[Provided data]:
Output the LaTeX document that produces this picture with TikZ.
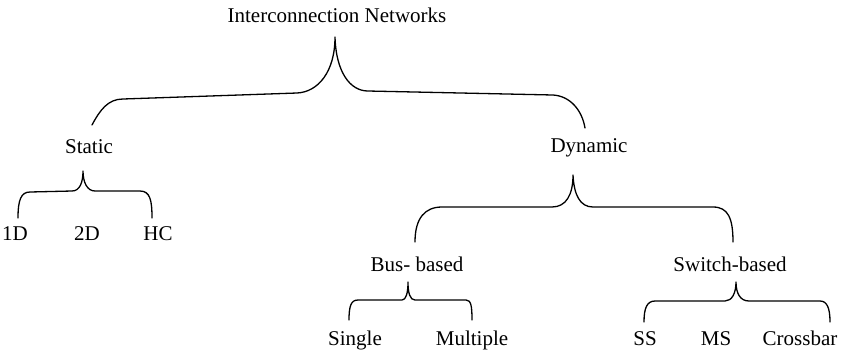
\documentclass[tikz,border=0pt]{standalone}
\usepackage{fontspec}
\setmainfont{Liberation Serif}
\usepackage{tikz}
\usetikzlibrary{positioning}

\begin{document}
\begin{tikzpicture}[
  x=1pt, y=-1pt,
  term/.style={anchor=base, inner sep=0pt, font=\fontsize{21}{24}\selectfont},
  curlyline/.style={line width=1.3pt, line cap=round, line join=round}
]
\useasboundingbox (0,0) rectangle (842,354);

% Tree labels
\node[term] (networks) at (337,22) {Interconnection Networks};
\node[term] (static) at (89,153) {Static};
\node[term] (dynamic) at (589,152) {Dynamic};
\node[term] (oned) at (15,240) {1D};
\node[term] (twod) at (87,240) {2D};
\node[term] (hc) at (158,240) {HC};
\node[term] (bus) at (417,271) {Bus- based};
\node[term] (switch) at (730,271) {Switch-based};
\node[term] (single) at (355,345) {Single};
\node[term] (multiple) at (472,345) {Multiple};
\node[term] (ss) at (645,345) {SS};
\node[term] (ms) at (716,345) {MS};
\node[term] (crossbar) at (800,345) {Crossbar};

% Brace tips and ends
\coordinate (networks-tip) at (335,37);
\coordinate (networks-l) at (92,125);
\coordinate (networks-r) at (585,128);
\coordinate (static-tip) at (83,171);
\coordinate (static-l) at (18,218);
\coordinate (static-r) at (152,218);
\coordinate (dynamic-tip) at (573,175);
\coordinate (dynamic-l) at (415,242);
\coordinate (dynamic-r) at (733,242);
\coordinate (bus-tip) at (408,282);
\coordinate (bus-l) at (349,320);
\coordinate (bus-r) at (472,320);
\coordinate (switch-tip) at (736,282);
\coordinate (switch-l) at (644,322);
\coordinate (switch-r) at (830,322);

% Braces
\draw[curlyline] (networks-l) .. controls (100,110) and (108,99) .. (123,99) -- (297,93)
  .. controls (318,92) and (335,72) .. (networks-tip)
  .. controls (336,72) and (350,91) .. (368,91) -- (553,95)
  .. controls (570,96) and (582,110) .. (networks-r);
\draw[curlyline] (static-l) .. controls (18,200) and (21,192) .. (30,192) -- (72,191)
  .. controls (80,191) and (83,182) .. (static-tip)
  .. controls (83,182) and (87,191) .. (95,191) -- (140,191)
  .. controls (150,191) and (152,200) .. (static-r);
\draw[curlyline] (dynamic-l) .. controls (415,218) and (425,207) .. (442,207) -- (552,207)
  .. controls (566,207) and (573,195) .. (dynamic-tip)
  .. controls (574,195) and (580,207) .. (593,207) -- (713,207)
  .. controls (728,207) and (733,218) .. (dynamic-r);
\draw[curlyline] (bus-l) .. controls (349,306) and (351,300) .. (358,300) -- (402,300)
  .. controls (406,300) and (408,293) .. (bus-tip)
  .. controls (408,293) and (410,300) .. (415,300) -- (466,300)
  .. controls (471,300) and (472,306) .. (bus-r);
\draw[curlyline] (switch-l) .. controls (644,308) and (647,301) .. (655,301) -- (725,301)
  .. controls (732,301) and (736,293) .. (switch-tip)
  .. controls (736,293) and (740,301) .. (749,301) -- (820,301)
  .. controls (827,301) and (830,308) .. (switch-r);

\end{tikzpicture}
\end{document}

[Aim]: Exactly as written, please give again the lines from the beginning of the listing through the line containing "(switch-r) at (830,322);", inclusive, without any pictures.

[Written solution]:
Output the LaTeX document that produces this picture with TikZ.
\documentclass[tikz,border=0pt]{standalone}
\usepackage{fontspec}
\setmainfont{Liberation Serif}
\usepackage{tikz}
\usetikzlibrary{positioning}

\begin{document}
\begin{tikzpicture}[
  x=1pt, y=-1pt,
  term/.style={anchor=base, inner sep=0pt, font=\fontsize{21}{24}\selectfont},
  curlyline/.style={line width=1.3pt, line cap=round, line join=round}
]
\useasboundingbox (0,0) rectangle (842,354);

% Tree labels
\node[term] (networks) at (337,22) {Interconnection Networks};
\node[term] (static) at (89,153) {Static};
\node[term] (dynamic) at (589,152) {Dynamic};
\node[term] (oned) at (15,240) {1D};
\node[term] (twod) at (87,240) {2D};
\node[term] (hc) at (158,240) {HC};
\node[term] (bus) at (417,271) {Bus- based};
\node[term] (switch) at (730,271) {Switch-based};
\node[term] (single) at (355,345) {Single};
\node[term] (multiple) at (472,345) {Multiple};
\node[term] (ss) at (645,345) {SS};
\node[term] (ms) at (716,345) {MS};
\node[term] (crossbar) at (800,345) {Crossbar};

% Brace tips and ends
\coordinate (networks-tip) at (335,37);
\coordinate (networks-l) at (92,125);
\coordinate (networks-r) at (585,128);
\coordinate (static-tip) at (83,171);
\coordinate (static-l) at (18,218);
\coordinate (static-r) at (152,218);
\coordinate (dynamic-tip) at (573,175);
\coordinate (dynamic-l) at (415,242);
\coordinate (dynamic-r) at (733,242);
\coordinate (bus-tip) at (408,282);
\coordinate (bus-l) at (349,320);
\coordinate (bus-r) at (472,320);
\coordinate (switch-tip) at (736,282);
\coordinate (switch-l) at (644,322);
\coordinate (switch-r) at (830,322);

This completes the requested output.